I once had a voice teaching colleague who, it was rumoured, had coached Margaret Thatcher in the 1970s. One day, I asked her whether she was responsible for the most famous (and infamous) vocal tones in modern British political history. My colleague was appalled at the suggestion, which she denied vigorously. This wasn’t because she objected to Mrs Thatcher’s politics (far from it), but because she objected to what the Tory leader had done with her voice. ‘I’d never have advised her to do that’ she said. ‘And no voice teacher I know would have done so either.’

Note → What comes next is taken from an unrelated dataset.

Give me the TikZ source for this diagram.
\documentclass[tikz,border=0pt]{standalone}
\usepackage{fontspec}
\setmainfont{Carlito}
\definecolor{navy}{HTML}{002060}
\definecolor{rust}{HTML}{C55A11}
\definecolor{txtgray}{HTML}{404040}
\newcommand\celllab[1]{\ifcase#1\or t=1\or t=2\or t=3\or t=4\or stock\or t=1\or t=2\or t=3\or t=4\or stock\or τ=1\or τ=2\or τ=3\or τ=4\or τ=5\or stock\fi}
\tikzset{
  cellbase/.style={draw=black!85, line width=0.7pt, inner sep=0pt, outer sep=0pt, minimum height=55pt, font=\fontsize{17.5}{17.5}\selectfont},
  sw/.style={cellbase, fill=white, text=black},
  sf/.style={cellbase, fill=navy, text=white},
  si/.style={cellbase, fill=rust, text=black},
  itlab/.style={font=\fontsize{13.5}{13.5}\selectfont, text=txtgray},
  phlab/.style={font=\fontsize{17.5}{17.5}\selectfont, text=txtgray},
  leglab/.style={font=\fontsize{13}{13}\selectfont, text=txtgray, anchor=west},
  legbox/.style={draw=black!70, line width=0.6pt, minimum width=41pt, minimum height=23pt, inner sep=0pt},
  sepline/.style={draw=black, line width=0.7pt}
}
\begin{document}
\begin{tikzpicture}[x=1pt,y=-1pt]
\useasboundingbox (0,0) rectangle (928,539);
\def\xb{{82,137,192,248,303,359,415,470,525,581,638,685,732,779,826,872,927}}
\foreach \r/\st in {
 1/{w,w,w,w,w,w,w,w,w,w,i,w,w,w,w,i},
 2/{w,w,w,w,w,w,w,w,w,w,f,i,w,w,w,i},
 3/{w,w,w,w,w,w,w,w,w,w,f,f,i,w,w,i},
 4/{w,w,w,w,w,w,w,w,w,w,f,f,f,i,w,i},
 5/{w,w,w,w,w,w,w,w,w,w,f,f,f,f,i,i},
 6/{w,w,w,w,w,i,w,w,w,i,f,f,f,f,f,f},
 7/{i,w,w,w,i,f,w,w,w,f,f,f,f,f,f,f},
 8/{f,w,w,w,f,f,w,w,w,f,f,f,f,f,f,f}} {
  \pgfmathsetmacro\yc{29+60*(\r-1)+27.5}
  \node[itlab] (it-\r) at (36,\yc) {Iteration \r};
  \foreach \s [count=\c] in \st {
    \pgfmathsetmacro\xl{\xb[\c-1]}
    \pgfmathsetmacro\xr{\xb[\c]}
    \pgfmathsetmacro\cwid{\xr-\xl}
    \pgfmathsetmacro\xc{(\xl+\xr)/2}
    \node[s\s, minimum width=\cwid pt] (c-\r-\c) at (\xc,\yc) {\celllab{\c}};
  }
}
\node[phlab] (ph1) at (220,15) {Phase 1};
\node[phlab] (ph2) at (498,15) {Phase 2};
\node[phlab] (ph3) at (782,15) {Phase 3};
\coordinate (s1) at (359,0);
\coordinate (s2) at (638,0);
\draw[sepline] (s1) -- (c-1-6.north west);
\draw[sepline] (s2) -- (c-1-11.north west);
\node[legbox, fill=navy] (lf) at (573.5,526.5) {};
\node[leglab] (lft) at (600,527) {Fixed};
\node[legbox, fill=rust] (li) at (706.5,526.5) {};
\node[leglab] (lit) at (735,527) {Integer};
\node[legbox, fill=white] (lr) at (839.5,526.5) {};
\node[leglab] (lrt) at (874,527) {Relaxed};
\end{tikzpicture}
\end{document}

Baroness Thatcher was so often cited as an example of what voice coaching can do for the aspiring politician, that I’m loath to reveal the truth. Because the fact is that – as far as can be reasonably ascertained – she never went to a professional voice coach. Anne Karpf suggests in her book ‘The Human Voice’ we have three men (of course) to thank for the Thatcher sound: her ad exec Tim Bell, her PR man Gordon Reece and her speechwriter Ronald Millar. Karpf’s account is fascinating because it reveals that Bell, Reece and Millar were as concerned about her accent (a strangulated version of Received Pronunciation) as they were about the pitch of her voice.
Pitch is clearly an important issue for a lot of public speakers (men as well as women). Studies have shown that the average pitch of women’s voices has lowered over the past 50 years; Thatcher’s dropped considerably in a very short time. But she did it artificially, and without informed advice. I suspect her main approach was to force her pitch down and to speak with a consistently (and artificially) lowered larynx. If you’d like to have a go at imitating her, try speaking on the edge of a breathy yawn. You may find it uncomfortable, and it’s hard to sustain for any length of time. Karpf quotes a voice specialist who analysed recordings of Mrs Thatcher as saying that she almost certainly permanently damaged her vocal folds as a result of her lowered voice.

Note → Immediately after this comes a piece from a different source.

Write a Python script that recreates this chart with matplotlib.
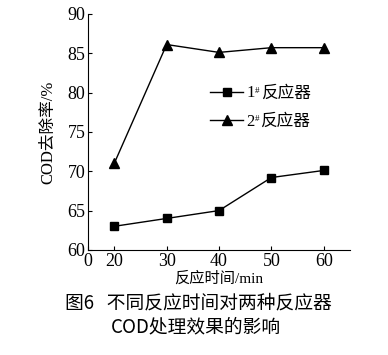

Bell, Millar and Reece wanted Mrs Thatcher to sound more compassionate, but the result (I think) was that too often she sounded aggressive, patronising and fake. If you listen to recordings of her speeches, it sounds like she’s putting on a voice. Really effective (and healthy) vocal use can only come if you start by using your own voice, not by imposing something on it. And if you want to explore or extend your pitch range, please work with someone who knows what they’re doing!